Time does not bring relief; you all have lied
Who told me time would ease me of my pain!
I miss him in the weeping of the rain;
I want him at the shrinking of the tide.

Millet’s outburst becomes, in the second half of the poem, a musing about the paradoxical relationship between memory and forgetting:

There are a hundred places where I fear
To go, – so with his memory they brim!
And entering with relief some quiet place
Where never fell his foot or shone his face
I say, “There is no memory of him here!”
And so stand stricken, so remembering him!

In an effort to forget her lover, the poet seeks out a place that bears no trace of his memory – a place where he is utterly blotted out from under the heavens. When she finally finds such a place, her instinctive reaction is to point out that indeed, in that place, “There is no memory of him here!” And thus the very absence of any trace brings back a torrent of memories.

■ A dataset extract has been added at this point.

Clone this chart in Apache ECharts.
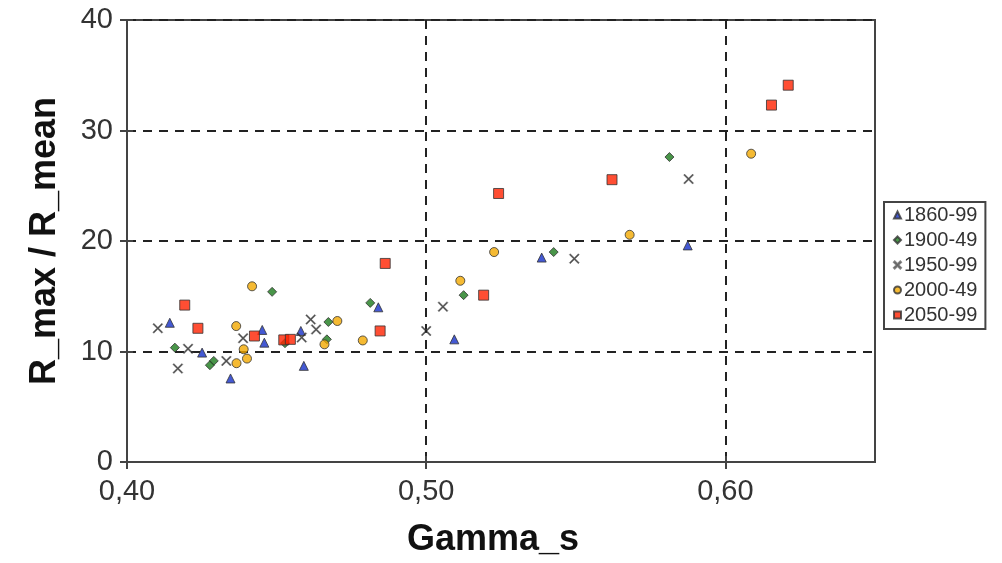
<!DOCTYPE html>
<html><head><meta charset="utf-8">
<script src="https://cdn.jsdelivr.net/npm/echarts@6/dist/echarts.min.js"></script>
<style>html,body{margin:0;padding:0;background:#fff}#c{width:1002px;height:563px}</style>
</head><body><div id="c"></div>
<script>
const seriesNames = ["1860-99","1900-49","1950-99","2000-49","2050-99"];
const s1860 = [[0.4143,12.6],[0.4452,11.95],[0.4459,10.8],[0.4251,9.9],[0.4346,7.56],[0.4581,11.86],[0.4591,8.7],[0.484,14.0],[0.5094,11.1],[0.5386,18.5],[0.5874,19.6]];
const s1900 = [[0.4485,15.4],[0.416,10.35],[0.429,9.15],[0.4277,8.76],[0.4528,10.75],[0.4673,12.67],[0.4668,11.1],[0.4813,14.4],[0.5125,15.1],[0.5426,19.0],[0.5813,27.6]];
const s1950 = [[0.4103,12.1],[0.4388,11.2],[0.4204,10.25],[0.4332,9.15],[0.417,8.46],[0.4584,11.26],[0.4614,12.9],[0.4632,12.0],[0.5,11.86],[0.5056,14.06],[0.5495,18.4],[0.5877,25.6]];
const s2000 = [[0.4418,15.9],[0.4365,12.3],[0.439,10.2],[0.4401,9.36],[0.4366,8.94],[0.4703,12.76],[0.466,10.65],[0.4788,11.0],[0.5114,16.4],[0.5227,19.0],[0.568,20.56],[0.6086,27.9]];
const s2050 = [[0.4193,14.2],[0.4237,12.1],[0.4426,11.4],[0.4524,11.05],[0.4546,11.1],[0.4846,11.86],[0.4863,17.97],[0.5192,15.1],[0.5242,24.3],[0.5621,25.55],[0.6154,32.3],[0.621,34.1]];
const xTicks = [0.4, 0.5, 0.6];
const yTicks = [0, 10, 20, 30, 40];
const xTitle = "Gamma_s";
const yTitle = "R_max / R_mean";

const xPath = 'path://M0,1 L1,0 L5,4 L9,0 L10,1 L6,5 L10,9 L9,10 L5,6 L1,10 L0,9 L4,5 Z';
const styles = [
  {symbol:'triangle', size:9, color:'#1530c8'},
  {symbol:'diamond', size:9, color:'#1b7a1b'},
  {symbol:xPath, size:10, color:'#222222'},
  {symbol:'circle', size:9, color:'#f2a900'},
  {symbol:'rect', size:10, color:'#ff2200'}
];
const datas = [s1860, s1900, s1950, s2000, s2050];
const tickStyle = {color:'#444',width:2};
const labelFont = {fontFamily:'Liberation Sans',fontSize:29,color:'#333'};
const titleFont = {fontFamily:'Liberation Sans',fontSize:36,fontWeight:'bold',color:'#111'};

const chart = echarts.init(document.getElementById('c'));
chart.setOption({
  animation:false,
  grid:{left:127,right:127,top:20,bottom:100,show:true,borderColor:'#444',borderWidth:2,backgroundColor:'#fff'},
  xAxis:[{type:'value',min:0.4,max:0.65,interval:0.1,
    name:xTitle,nameLocation:'middle',nameGap:60,
    nameTextStyle:Object.assign({padding:[0,16,0,0]},titleFont),
    axisLine:{show:true,lineStyle:tickStyle},
    axisTick:{show:true,length:7,lineStyle:tickStyle,customValues:xTicks},
    axisLabel:Object.assign({margin:15,customValues:xTicks,
      formatter:v=>v.toFixed(2).replace('.',',')},labelFont),
    splitLine:{show:true,lineStyle:{color:'#222',width:2,type:[9,7]}}
  },{type:'value',min:0.4,max:0.65,interval:0.1,position:'bottom',
    axisLine:{show:false},axisLabel:{show:false},splitLine:{show:false},
    axisTick:{show:true,inside:true,length:6,lineStyle:tickStyle,customValues:xTicks}
  }],
  yAxis:[{type:'value',min:0,max:40,interval:10,
    name:yTitle,nameLocation:'middle',nameGap:64,nameTextStyle:titleFont,
    axisLine:{show:true,lineStyle:tickStyle},
    axisTick:{show:true,length:7,lineStyle:tickStyle,customValues:yTicks},
    axisLabel:Object.assign({margin:14,customValues:yTicks},labelFont),
    splitLine:{show:true,lineStyle:{color:'#222',width:2,type:[9,7]}}
  },{type:'value',min:0,max:40,interval:10,position:'left',
    axisLine:{show:false},axisLabel:{show:false},splitLine:{show:false},
    axisTick:{show:true,inside:true,length:6,lineStyle:tickStyle,customValues:yTicks}
  }],
  legend:{orient:'vertical',left:884,top:202,padding:[3,8,4,9],itemGap:5,
    itemWidth:7,itemHeight:7,borderColor:'#444',borderWidth:2,backgroundColor:'#fff',
    textStyle:{fontFamily:'Liberation Sans',fontSize:20,lineHeight:20,color:'#333',padding:[0,0,0,-2]},
    data:seriesNames},
  series: seriesNames.map((n,i)=>({
    name:n,type:'scatter',xAxisIndex:0,yAxisIndex:0,data:datas[i],symbol:styles[i].symbol,symbolSize:styles[i].size,
    itemStyle:{color:styles[i].color,borderColor:i===2?'#666':'#333',borderWidth:i===2?0.5:1}
  }))
});
</script></body></html>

Perhaps this is the same paradox of memory and forgetting that we find in Parshat Zachor. We must blot out any memory of Amalek, but in so doing, we must be acutely conscious of what it is that we are blotting out. In the holiday of Purim, which we will celebrate this coming week, we are commanded to drown out the name of Haman, who is considered a descendant of Amalek, by sounding noisy groggers whenever Haman’s name is read in the Megillah. Paradoxically, however, we are not allowed to drown out Haman’s name completely. If the sound of the groggers renders Haman’s name inaudible, the reader of the Megillah is halachically obligated to repeat the name of Haman so that everyone can hear it. Judaism is not a religion of “He-Who-Must-Not-Be-Mentioneds.” We speak out Voldemort’s name loud and clear, and only then do we say Yimach Shmo. Before we erase, we must record; before we drown out, we must make sure we hear.

I hope that as we move on from Parshat Zachor to Purim, we will become better equipped to strike the appropriate balance between memory and forgetting. May our lives always be rich with learning, with the ability to create meaning from our experiences, and with the healing that enables us to move on.